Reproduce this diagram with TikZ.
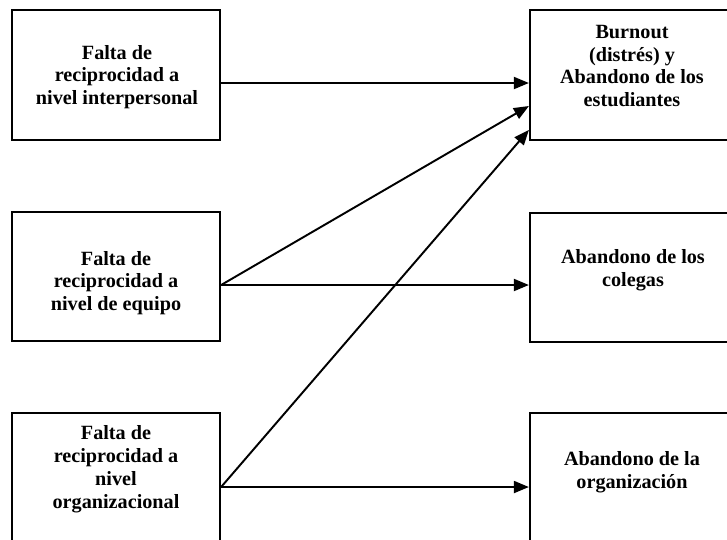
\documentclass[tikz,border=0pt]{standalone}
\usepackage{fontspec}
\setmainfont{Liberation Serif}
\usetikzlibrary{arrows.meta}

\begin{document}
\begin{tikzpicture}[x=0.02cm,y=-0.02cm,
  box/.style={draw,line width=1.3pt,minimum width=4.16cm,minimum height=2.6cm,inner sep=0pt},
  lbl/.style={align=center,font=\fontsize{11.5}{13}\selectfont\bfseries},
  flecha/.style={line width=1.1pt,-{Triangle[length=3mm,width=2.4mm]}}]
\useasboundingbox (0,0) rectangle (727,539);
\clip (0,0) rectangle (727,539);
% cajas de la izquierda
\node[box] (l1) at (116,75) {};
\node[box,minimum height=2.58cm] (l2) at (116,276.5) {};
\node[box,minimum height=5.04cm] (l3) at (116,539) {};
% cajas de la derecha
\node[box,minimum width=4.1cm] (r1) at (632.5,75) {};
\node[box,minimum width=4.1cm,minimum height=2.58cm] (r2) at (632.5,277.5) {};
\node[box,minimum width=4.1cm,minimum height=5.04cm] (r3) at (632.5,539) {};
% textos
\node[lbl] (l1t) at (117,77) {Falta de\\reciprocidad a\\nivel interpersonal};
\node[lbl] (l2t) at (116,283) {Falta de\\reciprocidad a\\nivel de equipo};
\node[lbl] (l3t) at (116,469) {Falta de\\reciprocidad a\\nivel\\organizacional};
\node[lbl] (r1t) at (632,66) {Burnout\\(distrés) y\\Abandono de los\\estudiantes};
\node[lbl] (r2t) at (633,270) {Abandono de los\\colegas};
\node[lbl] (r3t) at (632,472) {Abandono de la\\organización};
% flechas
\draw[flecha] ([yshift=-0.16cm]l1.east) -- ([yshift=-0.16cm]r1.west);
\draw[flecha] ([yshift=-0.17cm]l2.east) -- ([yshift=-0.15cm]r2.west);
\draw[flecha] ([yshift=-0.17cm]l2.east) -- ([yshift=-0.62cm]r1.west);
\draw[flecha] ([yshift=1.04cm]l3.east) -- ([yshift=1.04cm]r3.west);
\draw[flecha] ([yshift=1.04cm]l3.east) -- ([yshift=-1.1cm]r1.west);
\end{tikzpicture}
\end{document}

WHAT IS EXPECTED: Repeat the material above word for word and skip every image in it.

RESPONSE BELOW:
Reproduce this diagram with TikZ.
\documentclass[tikz,border=0pt]{standalone}
\usepackage{fontspec}
\setmainfont{Liberation Serif}
\usetikzlibrary{arrows.meta}

\begin{document}
\begin{tikzpicture}[x=0.02cm,y=-0.02cm,
  box/.style={draw,line width=1.3pt,minimum width=4.16cm,minimum height=2.6cm,inner sep=0pt},
  lbl/.style={align=center,font=\fontsize{11.5}{13}\selectfont\bfseries},
  flecha/.style={line width=1.1pt,-{Triangle[length=3mm,width=2.4mm]}}]
\useasboundingbox (0,0) rectangle (727,539);
\clip (0,0) rectangle (727,539);
% cajas de la izquierda
\node[box] (l1) at (116,75) {};
\node[box,minimum height=2.58cm] (l2) at (116,276.5) {};
\node[box,minimum height=5.04cm] (l3) at (116,539) {};
% cajas de la derecha
\node[box,minimum width=4.1cm] (r1) at (632.5,75) {};
\node[box,minimum width=4.1cm,minimum height=2.58cm] (r2) at (632.5,277.5) {};
\node[box,minimum width=4.1cm,minimum height=5.04cm] (r3) at (632.5,539) {};
% textos
\node[lbl] (l1t) at (117,77) {Falta de\\reciprocidad a\\nivel interpersonal};
\node[lbl] (l2t) at (116,283) {Falta de\\reciprocidad a\\nivel de equipo};
\node[lbl] (l3t) at (116,469) {Falta de\\reciprocidad a\\nivel\\organizacional};
\node[lbl] (r1t) at (632,66) {Burnout\\(distrés) y\\Abandono de los\\estudiantes};
\node[lbl] (r2t) at (633,270) {Abandono de los\\colegas};
\node[lbl] (r3t) at (632,472) {Abandono de la\\organización};
% flechas
\draw[flecha] ([yshift=-0.16cm]l1.east) -- ([yshift=-0.16cm]r1.west);
\draw[flecha] ([yshift=-0.17cm]l2.east) -- ([yshift=-0.15cm]r2.west);
\draw[flecha] ([yshift=-0.17cm]l2.east) -- ([yshift=-0.62cm]r1.west);
\draw[flecha] ([yshift=1.04cm]l3.east) -- ([yshift=1.04cm]r3.west);
\draw[flecha] ([yshift=1.04cm]l3.east) -- ([yshift=-1.1cm]r1.west);
\end{tikzpicture}
\end{document}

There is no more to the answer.